WireGuard is a next generation VPN protocol, which lives in the Linux kernel, and uses state of the art cryptography. One of the most exciting recent crypto-networking developments, WireGuard aims to drastically simplify secure tunneling. The current state of VPN protocols is not pretty, with popular options, such as IPsec and OpenVPN, being overwhelmingly complex, with large attack surfaces, using mostly cryptographic designs from the 90s. WireGuard presents a new abuse-resistant and high-performance alternative based on modern cryptography, with a focus on implementation and usability simplicity. It uses a 1-RTT handshake, based on NoiseIK, to provide perfect forward secrecy, identity hiding, and resistance to key-compromise impersonation attacks, among other important security properties, as well as high performance transport using ChaCha20Poly1305. A novel IP-binding cookie MAC mechanism is used to prevent against several forms of common denial-of-service attacks, both against the client and server, improving greatly on those of DTLS and IKEv2. Key distribution is handled out-of-band with extremely short Curve25519 points, which can be passed around in the likes of OpenSSH. Discarding the academic layering perfection of IPsec, WireGuard introduces the idea of a "cryptokey routing table", alongside an extremely simple and fully defined timer-state mechanism, to allow for easy and minimal configuration; WireGuard is actually securely deployable in practical settings. In order to rival the performance of IPsec, WireGuard is implemented inside the Linux kernel, but unlike IPsec, it is implemented in less than 4,000 lines of code, making the implementation manageably auditable. These features converge to create an open source VPN utility that is exceedingly simple, yet thoroughly modern and secure.

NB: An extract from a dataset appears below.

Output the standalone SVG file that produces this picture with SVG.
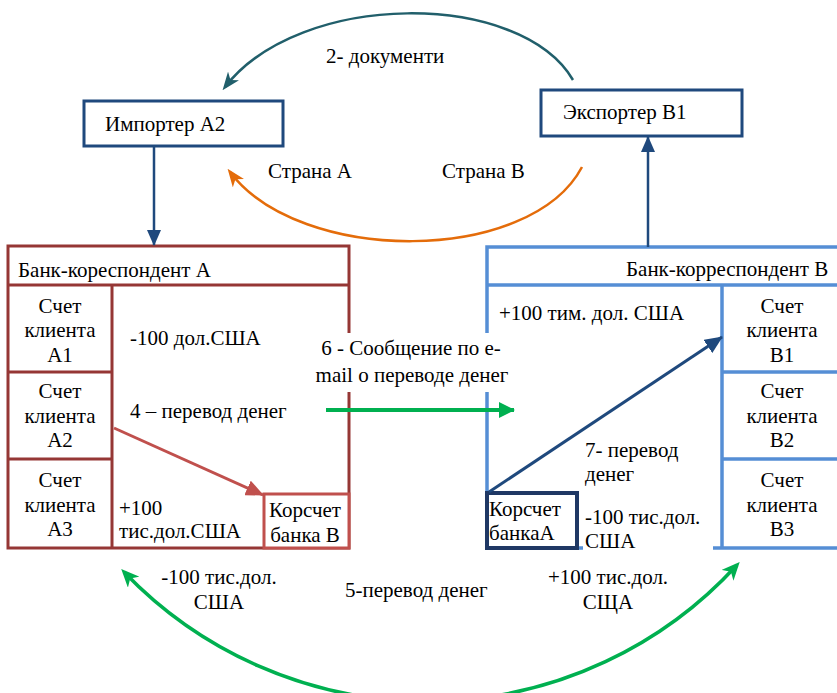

The presentation will be divided up into several parts. First, there will be an overview of the problems with IPsec, OpenVPN, and other popular VPNs, outlining attacks and weaknesses. Next, the WireGuard idea of the "cryptokey routing table" will be introduced, and we’ll walk through several properties derived from it. This will transition into a discussion of the timer state mechanism, and how secure protocols are necessarily stateful, but it’s possible to make them appear stateless to the user by exhaustively defining all possible state transitions. Then we’ll get into the hardcore meat of the presentation: the cryptography and various crypto innovations behind WireGuard. We will discuss the triple Diffie-Hellman, the role of combining static and ephemeral keys, the performance and DoS-potential of Curve25519 point multiplication, using a PRF chaining for rotating keys, identity hiding and remaining silent on a network, and clever usage of authenticated encryption with additional data. We will examine the various attack models, and enumerate the cryptographic mitigations employed by WireGuard. The sum will be a comprehensive overview of modern day crypto tricks, attacks, and useful constructions, and how these insights have been funneled into WireGuard. Finally, we’ll examine the Linux kernel implementation of WireGuard, seeing how it’s possible to avoid allocations in response to unauthenticated packets as a defense coding technique. During the presentation, a live WireGuard endpoint will be provided to audience members who wish to send packets, whether encrypted, legitimate, malformed, dubious, or otherwise curious.
Threaded throughout will be an enumeration of attacks on existing protocols and cryptographic tricks for their mitigation.
My background is in security -- kernels, hardware, reversing, crypto, large networks, etc -- and as such I've broken a lot of systems with some novel tricks and protocol insights. WireGuard is motivated by a sort of cornucopia of clever attacks (crypto and otherwise) against other networks. I made it because I wanted something I could actually confidently run on my own infrastructure, and none of the other tools were nearly up to the task. So, this talk is going to go into depth about real attacks on various protocols, in addition to unveiling some techniques to avoid entire classes of attacks.
Finally, since WireGuard is initially implemented for the Linux kernel, there have been some very interesting considerations to account for with kernel programming. Cross platform implementations are also in the works, written in Go and Rust.